Copper components for Fort Novosel-related defense electronics programs typically require a three-tier documentation package: material certification, process compliance, and quality system coverage. Material certification minimum: UNS designation confirmation (C10100 for OFHC, C11000 for ETP, C14500 for tellurium copper), ASTM specification (B152 for sheet and plate, B187 for rod and bar), chemistry analysis confirming copper purity and key trace elements, electrical conductivity measurement (% IACS), and temper designation with corresponding hardness or tensile data. For ITAR-controlled programs where copper components are part of weapons system electronics, the shop must have current DDTC ITAR registration and physical security controls on the drawing and parts. Quality system coverage: ISO 9001 is the minimum for commercial defense work; AS9100 is required for flight-hardware programs where the component is part of an aircraft system. First-article inspection reports (FAIR) per AS9102 are required on most initial production lots for aviation programs. Additionally, for copper components that will be plated (gold, silver, tin, or nickel plating is common on electrical contacts), the plating process specification and plating shop certification (NADCAP for aerospace programs) must be documented in the job traveler. Buyers should include all applicable specifications and documentation requirements in the purchase order, not just the part drawing, to avoid receiving undocumented parts that fail program audit.

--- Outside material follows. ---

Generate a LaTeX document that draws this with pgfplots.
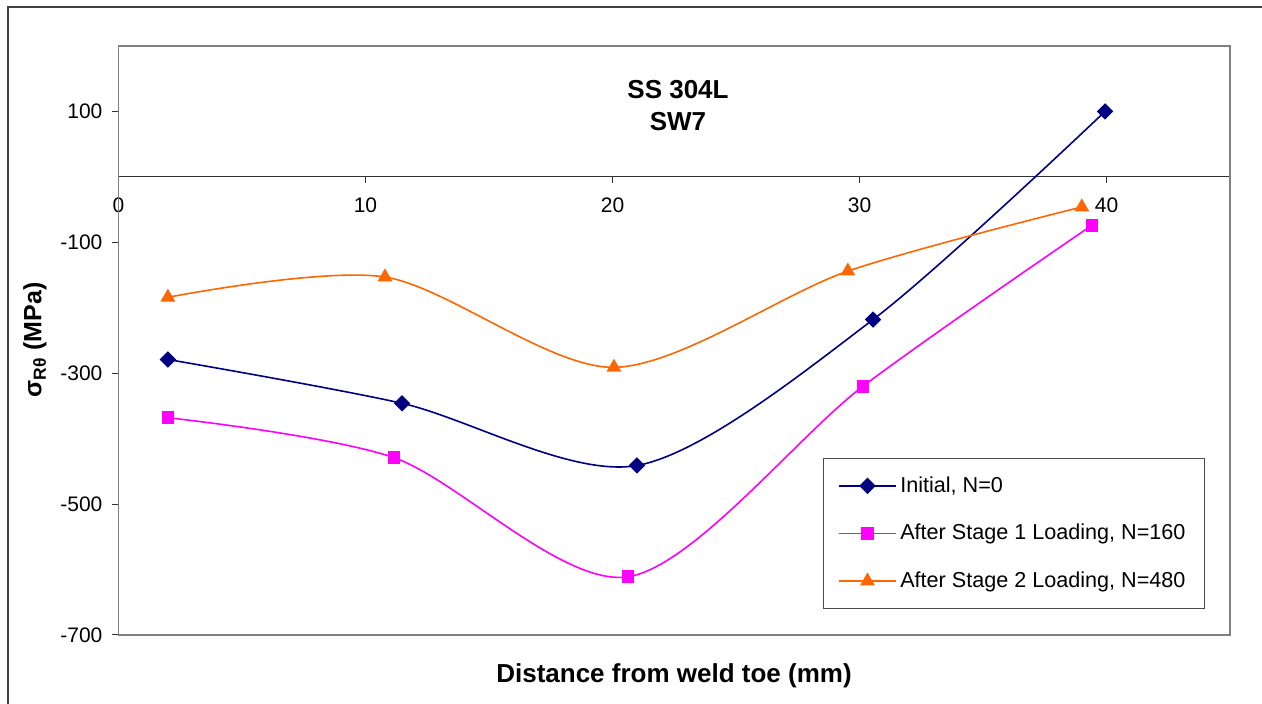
\documentclass[border=0pt]{standalone}
\usepackage{pgfplots}
\pgfplotsset{compat=1.18}
\usepackage{fontspec}
\setmainfont{Liberation Sans}
\definecolor{navyc}{RGB}{0,0,128}
\definecolor{magc}{RGB}{255,0,255}
\definecolor{orc}{RGB}{255,102,0}
\begin{document}
\begin{tikzpicture}
\useasboundingbox (0pt,0pt) rectangle (631pt,352pt);
\draw[line width=1pt, black!75] (3.75pt,0pt) -- (3.75pt,348.25pt) -- (631pt,348.25pt);
\begin{axis}[
  at={(59.25pt,34.5pt)}, anchor=south west,
  scale only axis, width=555.75pt, height=294.5pt,
  xmin=0, xmax=45, ymin=-700, ymax=200,
  axis x line=middle, axis y line=left,
  axis line style={-, black!80, line width=0.6pt},
  xtick={0,10,20,30,40}, ytick={-700,-500,-300,-100,100},
  tick align=outside, major tick length=3pt,
  tick style={black!80, line width=0.5pt},
  hide obscured x ticks=false, hide obscured y ticks=false,
  /pgf/number format/assume math mode=true,
  ticklabel style={font=\fontsize{10.5}{12}\selectfont},
  x tick label style={yshift=-4pt},
  y tick label style={xshift=-1.5pt},
  legend style={at={(0.9775,0.3005)}, anchor=north east, draw=black!70, line width=0.5pt,
    font=\fontsize{10.8}{13}\selectfont, row sep=10.5pt, inner xsep=7.5pt, inner ysep=7pt},
  legend cell align=left,
  legend image code/.code={\draw[mark repeat=2,mark phase=2,#1] plot coordinates {(0pt,0pt) (14pt,0pt) (28pt,0pt)};},
  clip=false,
]
\draw[black!50, line width=0.6pt] (rel axis cs:0,0) rectangle (rel axis cs:1,1);
\addplot[navyc, line width=0.8pt, smooth, tension=0.5, mark=square*, mark size=2.5pt, mark options={rotate=45, fill=navyc}]
  coordinates {(2,-279) (11.48,-346) (20.99,-441) (30.55,-218) (39.94,100)};
\addlegendentry{Initial, N=0}
\addplot[magc, line width=0.8pt, smooth, tension=0.5, mark=square*, mark size=2.8pt, mark options={fill=magc}]
  coordinates {(2,-368) (11.15,-429) (20.63,-611) (30.14,-320) (39.41,-74)};
\addlegendentry{After Stage 1 Loading, N=160}
\addplot[orc, line width=0.8pt, smooth, tension=0.5, mark=triangle*, mark size=3.5pt, mark options={fill=orc}]
  coordinates {(2,-184) (10.79,-153) (20.06,-291) (29.53,-144) (39.0,-46)};
\addlegendentry{After Stage 2 Loading, N=480}
\end{axis}
\node[align=center, font=\fontsize{13}{16}\selectfont\bfseries] at (339pt,299pt) {SS 304L\\SW7};
\node[font=\fontsize{13}{15}\selectfont\bfseries] at (337pt,14pt) {Distance from weld toe (mm)};
\node[rotate=90, font=\fontsize{12.5}{15}\selectfont\bfseries] at (17.5pt,182pt) {σ\textsubscript{Rθ} (MPa)};
\end{tikzpicture}
\end{document}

Dothan-area metal service centers and electrical supply distributors typically carry C110 electrolytic tough pitch copper in the most common forms: sheet (0.016-0.125 inch, 36 and 48 inch widths), plate (0.125-0.500 inch), round bar (0.25-3.0 inch diameter), and bus bar (various rectangular cross-sections). Lead times from Birmingham-area copper distributors to Dothan shops are typically 1-2 days for standard forms in stock quantities. C14500 tellurium copper is available from specialty distributors in bar form (0.25-2.0 inch diameter) with 3-7 day lead time from Atlanta or Birmingham sources. C101 OFHC copper in sheet and rod is available from specialty electronics material distributors with 5-10 day lead time as it is a less commonly stocked item outside major metro areas. For large-quantity copper plate or custom-width strip, mill order lead times from OLIN, Aurubis, or equivalent domestic copper mills run 6-10 weeks, so buyers with high-volume or custom-dimension requirements should plan material procurement well ahead of production schedules. Copper prices are market-driven and tied to COMEX futures — buyers working on cost-plus or firm-price contracts should lock in material costs at quote time rather than leaving them open to market fluctuation on large-volume orders.